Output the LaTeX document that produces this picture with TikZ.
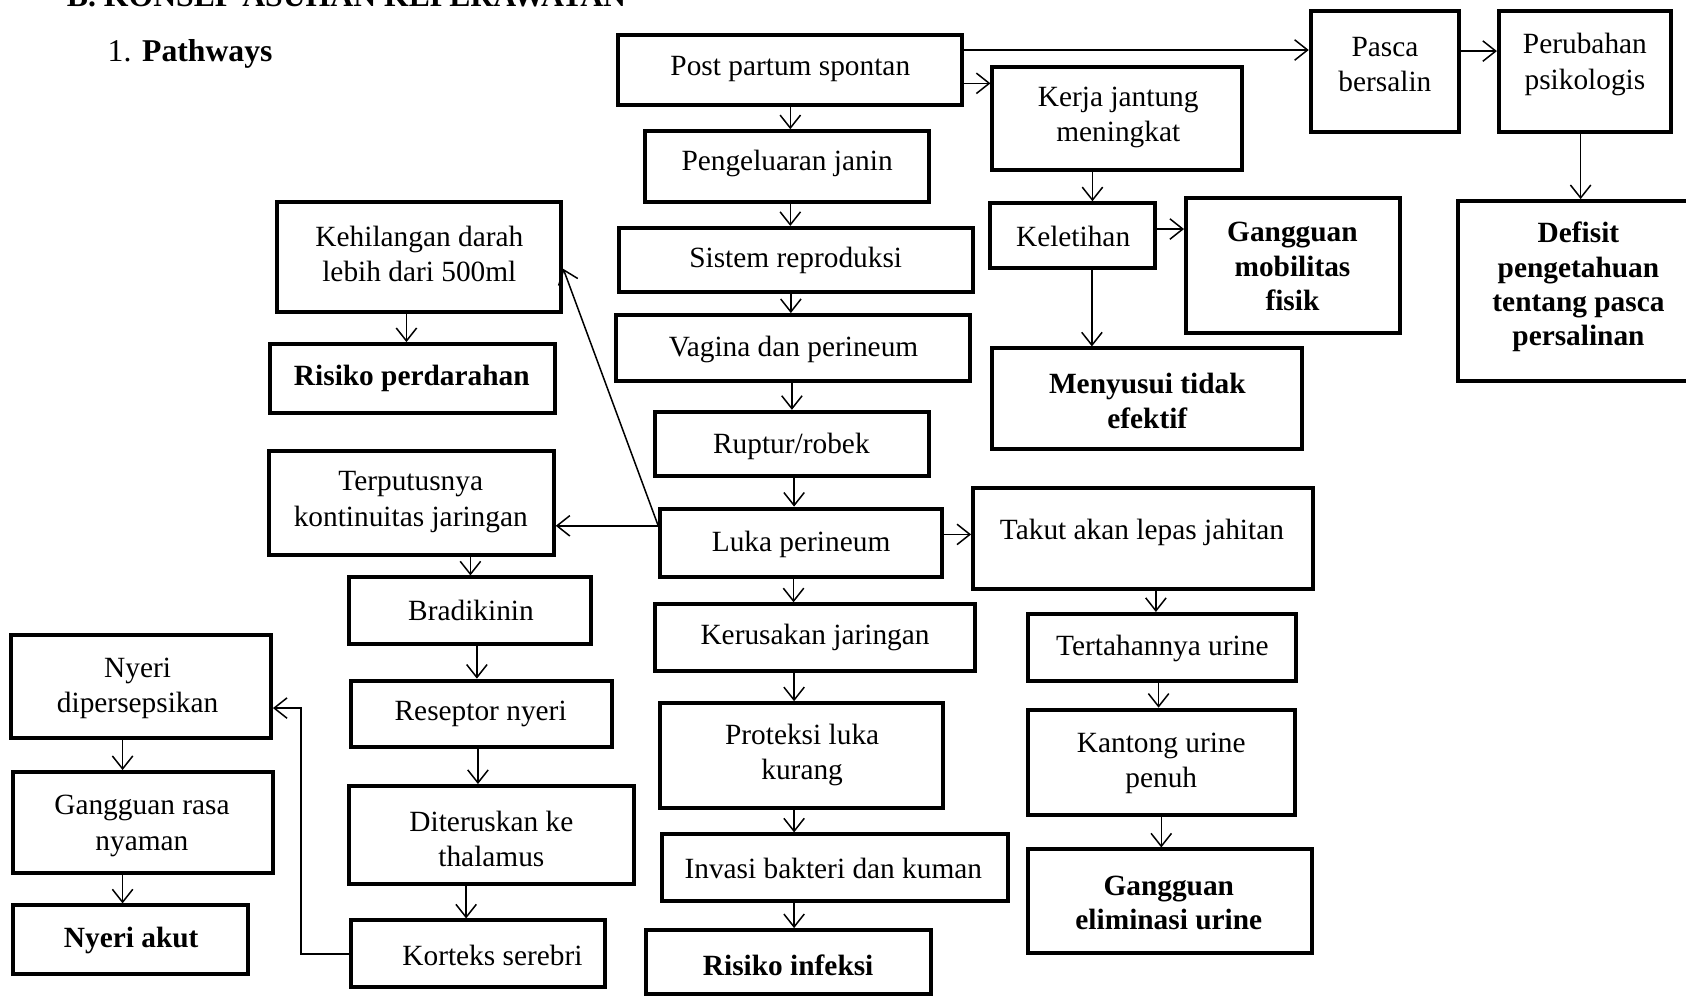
\documentclass[tikz,border=0pt]{standalone}
\usepackage{fontspec}
\setmainfont{Liberation Serif}
\usetikzlibrary{arrows.meta,calc}
\newcommand\mybox[5]{\node[box, minimum width={#4-#2}, minimum height={#5-#3}] (#1) at ({(#2+#4)/2},{(#3+#5)/2}) {};}
\begin{document}
\begin{tikzpicture}[x=1pt,y=-1pt,
  box/.style={draw, line width=3.7pt, inner sep=0pt},
  txt/.style={align=center, font=\fontsize{27.3}{33}\selectfont, inner sep=0pt, yshift=-3pt},
  btxt/.style={align=center, font=\fontsize{27.3}{32}\selectfont\bfseries, inner sep=0pt, yshift=-3pt},
  arr/.style={line width=1.4pt, -{Straight Barb[length=12pt,width=19pt,line width=1.4pt]}},
  ln/.style={line width=1.4pt}]
\useasboundingbox (0,0) rectangle (1568,927);

% heading
\node[anchor=base west, inner sep=0pt, font=\fontsize{29.5}{34}\selectfont\bfseries] (head) at (62,6) {B. KONSEP ASUHAN KEPERAWATAN};
\node[anchor=base west, inner sep=0pt, font=\fontsize{29.5}{34}\selectfont] (num) at (100,57) {1.};
\node[anchor=base west, inner sep=0pt, font=\fontsize{29.5}{34}\selectfont\bfseries] (path) at (132,57) {Pathways};

% boxes
\mybox{pps}{575}{33}{895}{98}
\mybox{peng}{600}{122}{864}{188}
\mybox{sis}{576}{212}{905}{272}
\mybox{vag}{573}{293}{902}{354}
\mybox{rup}{609}{383}{864}{443}
\mybox{luka}{614}{473}{876}{537}
\mybox{kerus}{609}{562}{907}{624}
\mybox{prot}{614}{654}{877}{751}
\mybox{inv}{616}{776}{937}{838}
\mybox{rinf}{601}{865}{866}{924}
\mybox{kerja}{923}{62}{1155}{158}
\mybox{kelet}{921}{189}{1074}{249}
\mybox{gmf}{1103}{184}{1302}{310}
\mybox{meny}{923}{324}{1211}{418}
\mybox{pasca}{1219}{10}{1357}{123}
\mybox{perub}{1394}{10}{1554}{123}
\mybox{defi}{1356}{187}{1576}{354}
\mybox{takut}{905}{454}{1221}{548}
\mybox{tert}{956}{571}{1205}{633}
\mybox{kant}{956}{660}{1204}{758}
\mybox{gel}{956}{790}{1220}{886}
\mybox{keh}{258}{188}{522}{290}
\mybox{risp}{251}{320}{516}{384}
\mybox{terp}{250}{419}{515}{516}
\mybox{brad}{325}{537}{550}{599}
\mybox{resep}{326}{633}{569}{695}
\mybox{dit}{325}{731}{590}{822}
\mybox{kort}{326}{856}{563}{918}
\mybox{nyeri}{10}{591}{252}{686}
\mybox{gang}{12}{718}{254}{812}
\mybox{nakut}{12}{842}{231}{906}

% texts
\node[txt] at (735,61) {Post partum spontan};
\node[txt] at (732,149) {Pengeluaran janin};
\node[txt] at (740,239) {Sistem reproduksi};
\node[txt] at (738,322) {Vagina dan perineum};
\node[txt] at (736,412) {Ruptur/robek};
\node[txt] at (745,503) {Luka perineum};
\node[txt] at (758,590) {Kerusakan jaringan};
\node[txt] at (746,699) {Proteksi luka\\kurang};
\node[txt] at (775,805) {Invasi bakteri dan kuman};
\node[btxt] at (733,895) {Risiko infeksi};
\node[txt] at (1040,106) {Kerja jantung\\meningkat};
\node[txt] at (998,217) {Keletihan};
\node[btxt] at (1202,245) {Gangguan\\mobilitas\\fisik};
\node[btxt] at (1067,370) {Menyusui tidak\\efektif};
\node[txt] at (1288,57) {Pasca\\bersalin};
\node[txt] at (1474,57) {Perubahan\\psikologis};
\node[btxt] at (1468,264) {Defisit\\pengetahuan\\tentang pasca\\persalinan};
\node[txt] at (1062,492) {Takut akan lepas jahitan};
\node[txt] at (1081,600) {Tertahannya urine};
\node[txt] at (1080,707) {Kantong urine\\penuh};
\node[btxt] at (1087,837) {Gangguan\\eliminasi urine};
\node[txt] at (390,233) {Kehilangan darah\\lebih dari 500ml};
\node[btxt] at (383,349) {Risiko perdarahan};
\node[txt] at (382,464) {Terputusnya\\kontinuitas jaringan};
\node[txt] at (438,565) {Bradikinin};
\node[txt] at (447,661) {Reseptor nyeri};
\node[txt] at (457,777) {Diteruskan ke\\thalamus};
\node[txt] at (458,886) {Korteks serebri};
\node[txt] at (128,637) {Nyeri\\dipersepsikan};
\node[txt] at (132,765) {Gangguan rasa\\nyaman};
\node[btxt] at (122,872) {Nyeri akut};

% central column
\draw[arr] (pps.south) -- (pps.south |- peng.north);
\draw[arr] ([xshift=3]peng.south) -- ([xshift=3]peng.south |- sis.north);
\draw[arr] ([xshift=-2]vag.north |- sis.south) -- ([xshift=-2]vag.north);
\draw[arr] ([xshift=-1]vag.south) -- ([xshift=-1]vag.south |- rup.north);
\draw[arr] ([xshift=2]rup.south) -- ([xshift=2]rup.south |- luka.north);
\draw[arr] ([xshift=-7]luka.south) -- ([xshift=-7]luka.south |- kerus.north);
\draw[arr] ([xshift=-7]prot.north |- kerus.south) -- ([xshift=-7]prot.north);
\draw[arr] ([xshift=-7]prot.south) -- ([xshift=-7]prot.south |- inv.north);
\draw[arr] ([xshift=5]rinf.north |- inv.south) -- ([xshift=5]rinf.north);

% top right
\draw[arr] ([yshift=19]pps.east) -- ([yshift=19]pps.east -| pasca.west);
\draw[arr] ([yshift=-12]pps.east) -- ([yshift=-12]pps.east -| kerja.west);
\draw[arr] ([yshift=19]pasca.east) -- ([yshift=19]pasca.east -| perub.west);
\draw[arr] ([xshift=-4]perub.south) -- ([xshift=-4]perub.south |- defi.north);
\draw[arr] ([xshift=-23]kerja.south) -- ([xshift=-23]kerja.south |- kelet.north);
\draw[arr] ([yshift=6]kelet.east) -- ([yshift=6]kelet.east -| gmf.west);
\draw[arr] ([xshift=18]kelet.south) -- ([xshift=18]kelet.south |- meny.north);

% right lower
\draw[arr] ([yshift=8]luka.east) -- ([yshift=8]luka.east -| takut.west);
\draw[arr] ([xshift=12]takut.south) -- ([xshift=12]takut.south |- tert.north);
\draw[arr] ([xshift=-3]tert.south) -- ([xshift=-3]tert.south |- kant.north);
\draw[arr] (kant.south) -- (kant.south |- gel.north);

% left
\draw[arr] ([yshift=16]luka.west) -- ([yshift=16]luka.west -| terp.east);
\draw[arr] ([yshift=16]luka.west) -- ([yshift=-11]keh.east);
\draw[arr] ([xshift=-12]keh.south) -- ([xshift=-12]keh.south |- risp.north);
\draw[arr] (brad.north |- terp.south) -- (brad.north);
\draw[arr] ([xshift=6]brad.south) -- ([xshift=6]brad.south |- resep.north);
\draw[arr] ([xshift=-3]resep.south) -- ([xshift=-3]resep.south |- dit.north);
\draw[arr] ([xshift=-11]kort.north |- dit.south) -- ([xshift=-11]kort.north);
\draw[arr] (kort.west) -- ++(-44,0) |- ([yshift=-20]nyeri.east);
\draw[arr] ([xshift=-17]nyeri.south) -- ([xshift=-17]nyeri.south |- gang.north);
\draw[arr] ([xshift=-19]gang.south) -- ([xshift=-19]gang.south |- nakut.north);
\end{tikzpicture}
\end{document}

▬▬▬▬▬▬▬▬▬▬

**Written task:** Write out nothing but the lines from the start of the data through the line with "(path) at (132,57)". Leave out the pictures.

**Task response:**
Output the LaTeX document that produces this picture with TikZ.
\documentclass[tikz,border=0pt]{standalone}
\usepackage{fontspec}
\setmainfont{Liberation Serif}
\usetikzlibrary{arrows.meta,calc}
\newcommand\mybox[5]{\node[box, minimum width={#4-#2}, minimum height={#5-#3}] (#1) at ({(#2+#4)/2},{(#3+#5)/2}) {};}
\begin{document}
\begin{tikzpicture}[x=1pt,y=-1pt,
  box/.style={draw, line width=3.7pt, inner sep=0pt},
  txt/.style={align=center, font=\fontsize{27.3}{33}\selectfont, inner sep=0pt, yshift=-3pt},
  btxt/.style={align=center, font=\fontsize{27.3}{32}\selectfont\bfseries, inner sep=0pt, yshift=-3pt},
  arr/.style={line width=1.4pt, -{Straight Barb[length=12pt,width=19pt,line width=1.4pt]}},
  ln/.style={line width=1.4pt}]
\useasboundingbox (0,0) rectangle (1568,927);

% heading
\node[anchor=base west, inner sep=0pt, font=\fontsize{29.5}{34}\selectfont\bfseries] (head) at (62,6) {B. KONSEP ASUHAN KEPERAWATAN};
\node[anchor=base west, inner sep=0pt, font=\fontsize{29.5}{34}\selectfont] (num) at (100,57) {1.};
\node[anchor=base west, inner sep=0pt, font=\fontsize{29.5}{34}\selectfont\bfseries] (path) at (132,57) {Pathways};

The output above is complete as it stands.